In a speech arguing for a reaffirmation of an international rules-based order, Freeland took thinly veiled shots at Trump's use of populism to rally against global conventions that have seen the world prosper in the postwar era.
"When people feel their economic future is in jeopardy; when they believe their children have fewer opportunities than they themselves had in their youth; that's when people are vulnerable to the demagogue who scapegoats the outsider, the other — whether it's immigrants at home or trading partners abroad."
Senators Flake and Corker risk nothing in defying Trump openly by siding with Canada, since both men have opted not to run again in the November midterm elections.
Anti-Trump Republicans have faced poor electoral fortunes in recent months because the party's base remains loyal to the president and his America First agenda. Several Trump critics went down to defeat in Tuesday's Republican primaries.
Republican Utah Sen. Orrin Hatch — the chairman of the Senate's powerful finance committee who has praised the president for his leadership on tax reform — also announced Wednesday that Commerce Secretary Wilbur Ross will appear before the committee as part of its study of the administration's use of Section 232 to justify the metals tariffs.
"While we share a common goal of pursuing a pro-growth, pro-America agenda, I have made no secret my concerns with the administration's use of 232 tariffs," Hatch said. "These tariffs are ultimately paid by American consumers and cause harm to American manufacturers, undermining the success of tax reform.… I will continue to push the administration to change course."
That's welcome news to Freeland who has said the national security justification of these tariffs is deeply offensive to Canada and will be met with "dollar for dollar" reciprocal tariffs.
"Canada has been very clear. The Section 232 justification is frankly absurd. The notion that Canadian steel and aluminum could pose a national security threat to the U.S. — I think Americans understand it's simply not the case. It is illegal under NAFTA and WTO rules," Freeland said, while noting the U.S. has a surplus in steel trade with Canada.

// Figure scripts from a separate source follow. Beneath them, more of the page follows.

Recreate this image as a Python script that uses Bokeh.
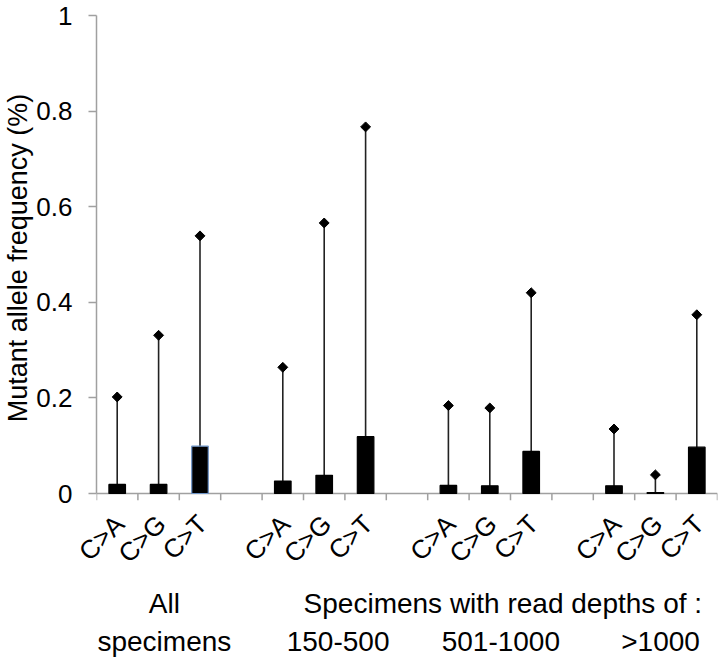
import math
from bokeh.plotting import figure
from bokeh.models import Range1d, FixedTicker, LinearAxis, ColumnDataSource
from bokeh.embed import file_html
from bokeh.resources import INLINE

# ---- data ----
mutation_types = ["C>A", "C>G", "C>T"]
group_names = ["All specimens", "150-500", "501-1000", ">1000"]
mean_all = [0.019, 0.019, 0.099]
mean_150_500 = [0.026, 0.038, 0.119]
mean_501_1000 = [0.017, 0.016, 0.088]
mean_gt1000 = [0.016, 0.002, 0.097]
max_all = [0.202, 0.331, 0.539]
max_150_500 = [0.264, 0.566, 0.767]
max_501_1000 = [0.184, 0.179, 0.420]
max_gt1000 = [0.135, 0.039, 0.374]
y_ticks = [0, 0.2, 0.4, 0.6, 0.8, 1]
y_tick_labels = ["0", "0.2", "0.4", "0.6", "0.8", "1"]
caption_row1 = ["All", "Specimens with read depths of :"]
caption_row2 = ["specimens", "150-500", "501-1000", ">1000"]

means = [mean_all, mean_150_500, mean_501_1000, mean_gt1000]
maxes = [max_all, max_150_500, max_501_1000, max_gt1000]

FONT = "Liberation Sans"
n_slots = 4 * len(group_names) - 1

# ---- layout (canvas pixels) ----
W, H = 718, 659
LEFT, TOP = 95, 15
Y0_PX = 494                     # canvas row of value 0
TICK_PX = 7
PPU = Y0_PX - TOP
BOTTOM = H - (Y0_PX + TICK_PX)
SLOT_PX = (W - 1 - LEFT) / n_slots


def xpx(px):
    return round((px - LEFT) / SLOT_PX, 3)


xs, tops, highs, lines = [], [], [], []
for g in range(len(group_names)):
    for t in range(len(mutation_types)):
        xs.append(4 * g + t + 0.5)
        tops.append(means[g][t])
        highs.append(maxes[g][t])
        lines.append("#6f95c8" if (g == 0 and t == 2) else "black")

src = ColumnDataSource(dict(x=xs, top=tops, high=highs, zero=[0] * len(xs), lc=lines))

p = figure(width=W, height=H, output_backend="svg", toolbar_location=None,
           x_range=Range1d(0, n_slots), y_range=Range1d(-TICK_PX / PPU, 1),
           x_axis_location=None,
           min_border_left=LEFT, min_border_right=1, min_border_top=TOP,
           min_border_bottom=BOTTOM)
p.outline_line_color = None
p.xgrid.visible = False
p.ygrid.visible = False
p.background_fill_color = "white"
p.border_fill_color = "white"

axis_col = "#a0a0a0"

# y axis
p.yaxis.bounds = (0, 1)
p.yaxis.ticker = FixedTicker(ticks=y_ticks)
p.yaxis.major_label_overrides = {v: s for v, s in zip(y_ticks, y_tick_labels)}
p.yaxis.minor_tick_line_color = None
p.yaxis.axis_line_color = axis_col
p.yaxis.axis_line_width = 1.5
p.yaxis.major_tick_line_color = axis_col
p.yaxis.major_tick_line_width = 1.5
p.yaxis.major_tick_out = 8
p.yaxis.major_tick_in = 0
p.yaxis.major_label_standoff = 16
p.yaxis.major_label_text_font = FONT
p.yaxis.major_label_text_font_size = "26px"
p.yaxis.major_label_text_color = "black"
p.yaxis.axis_label = "Mutant allele frequency (%)"
p.yaxis.axis_label_text_font = FONT
p.yaxis.axis_label_text_font_size = "27px"
p.yaxis.axis_label_text_font_style = "normal"
p.yaxis.axis_label_text_color = "black"
p.yaxis.axis_label_standoff = 0

# x axis line and slot-boundary ticks at value 0
bounds = list(range(0, n_slots + 1))
p.segment(x0=[0], y0=[0], x1=[n_slots], y1=[0], line_color=axis_col, line_width=1.5)
p.segment(x0=bounds, y0=[0] * len(bounds), x1=bounds, y1=[-TICK_PX / PPU] * len(bounds),
          line_color=axis_col, line_width=1.5)

# whiskers, markers, bars
p.segment(x0="x", y0="zero", x1="x", y1="high", source=src, line_color="#222222", line_width=1.6)
p.scatter(x="x", y="high", source=src, marker="square", angle=math.pi / 4, size=7,
          fill_color="black", line_color="black")
p.vbar(x="x", top="top", width=0.4, source=src, fill_color="black", line_color="lc", line_width=1.2)


def text_axis(ticks, labels, standoff, angle=None, size="28px"):
    ax = LinearAxis(ticker=FixedTicker(ticks=ticks),
                    major_label_overrides={t: s for t, s in zip(ticks, labels)})
    ax.axis_line_color = None
    ax.major_tick_line_color = None
    ax.minor_tick_line_color = None
    ax.major_tick_out = 0
    ax.major_tick_in = 0
    ax.major_label_standoff = standoff
    ax.major_label_text_font = FONT
    ax.major_label_text_font_size = size
    ax.major_label_text_color = "black"
    if angle is not None:
        ax.major_label_orientation = angle
    p.add_layout(ax, "below")
    return ax


# rotated mutation-type labels under each bar
text_axis([x + 0.06 for x in xs], [mutation_types[i % 3] for i in range(len(xs))],
          standoff=19, angle=math.pi / 4, size="26px")
# caption rows
text_axis([xpx(163), xpx(502)], caption_row1, standoff=5)
text_axis([xpx(163), xpx(337), xpx(500), xpx(660)], caption_row2, standoff=4)

open("out.html", "w").write(file_html(p, INLINE))
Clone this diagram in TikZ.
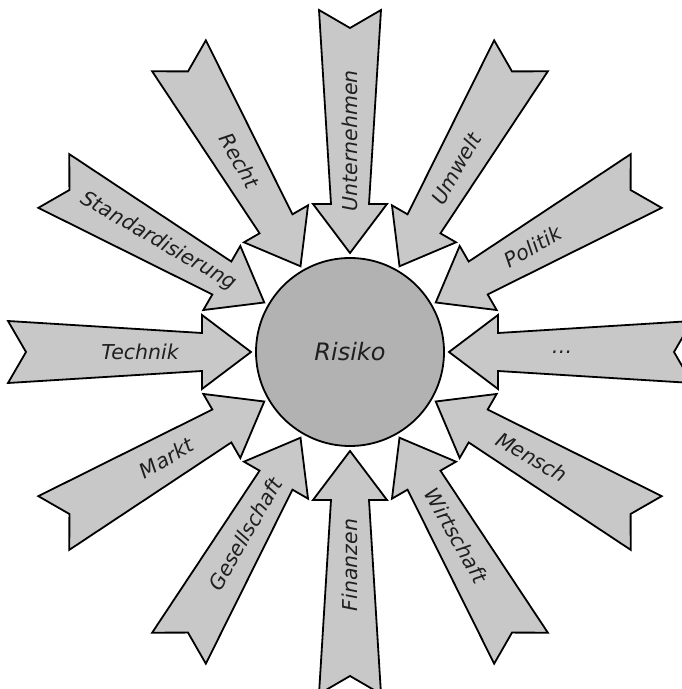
\documentclass[tikz,border=0pt]{standalone}
\usepackage{fontspec}
\setmainfont{DejaVu Sans}
\definecolor{rayfill}{HTML}{C8C8C8}
\definecolor{hubfill}{HTML}{B2B2B2}
\tikzset{
  ray/.style={draw=black, fill=rayfill, line width=1.8pt, line join=miter},
  raylabel/.style={font=\itshape\fontsize{20.5}{20.5}\selectfont, inner sep=0pt, text=black!88},
  hub/.style={circle, draw=black, fill=hubfill, line width=1.8pt,
    minimum size=188pt, inner sep=0pt, font=\itshape\fontsize{24}{24}\selectfont, text=black!88}
}
% one inward arrow: #1 direction, #2 text angle, #3 label radius, #4 name, #5 text
\newcommand\inarrow[5]{%
  \begin{scope}[shift={(350,337)}, rotate=#1]
    \draw[ray] (99,0) -- (148,37) -- (148,19) -- (342,31) -- (324,0)
      -- (342,-31) -- (148,-19) -- (148,-37) -- cycle;
    \node[raylabel, rotate=#2] (#4) at (#3,0) {#5};
  \end{scope}}
\begin{document}
\begin{tikzpicture}[x=1pt, y=1pt]
  \useasboundingbox (0,0) rectangle (682,689);
  \clip (0,0) rectangle (682,689);
  \inarrow{90}{90}{211}{unternehmen}{Unternehmen}
  \inarrow{60}{60}{212}{umwelt}{Umwelt}
  \inarrow{30}{30}{211}{politik}{Politik}
  \inarrow{0}{0}{212}{more}{\dots}
  \inarrow{-30}{-30}{210}{mensch}{Mensch}
  \inarrow{-60}{-60}{212}{wirtschaft}{Wirtschaft}
  \inarrow{-90}{90}{213}{finanzen}{Finanzen}
  \inarrow{-120}{60}{210}{gesellschaft}{Gesellschaft}
  \inarrow{-150}{30}{212}{markt}{Markt}
  \inarrow{180}{0}{210}{technik}{Technik}
  \inarrow{150}{-30}{221}{standard}{Standardisierung}
  \inarrow{120}{-60}{221}{recht}{Recht}
  \node[hub] (risiko) at (350,337) {Risiko};
\end{tikzpicture}
\end{document}
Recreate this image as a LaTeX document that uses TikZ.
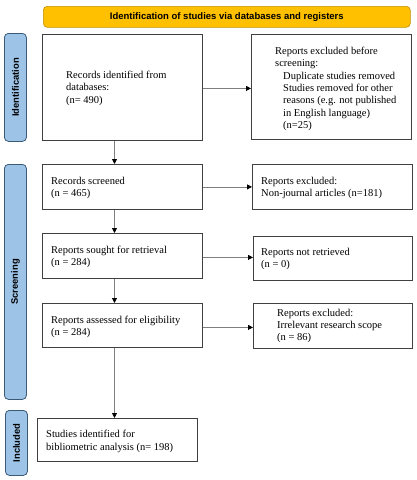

Freeland is in Washington for two days of meetings with U.S. lawmakers — the first visit by a high-profile minister to the United States since Trump launched his blistering attacks against Trudeau and Canadians at large.
Initially, the U.S. exempted Canada, Mexico and the EU from new tariffs on steel and aluminum imports. Trump subsequently rescinded those exemptions as part of his drive to protect U.S. industry from what he claims is unfair foreign competition.
Now, a 25 per cent tariff will be levied on Canadian steel, while a 10 per cent tariff will be applied to aluminum. In response, Canada slapped the U.S. with $16.5 billion worth of new tariffs on a host of U.S. goods, from lawn mowers to playing cards and felt-tipped pens.
In a January 2018 report prepared by the U.S. Department of Commerce on steel and aluminum imports, the department concluded that a flood of cheaper foreign imports of these materials has hobbled the U.S. industry — meaning American companies might not be able to quickly respond to procurement requests from the U.S. Department of Defence.
In other words, the Trump administration isn't claiming that Canada poses a physical threat to the U.S. — but it is arguing that its cheaper products threaten the continued viability of the U.S. metals industry and its capacity to respond to military demands.
"As steel imports have increased, U.S. steel production capacity has been stagnant and production has decreased," the report reads.
Trudeau has called the use of Section 232 "an affront to the … thousands of Canadians who have fought and died alongside American comrades-in-arms."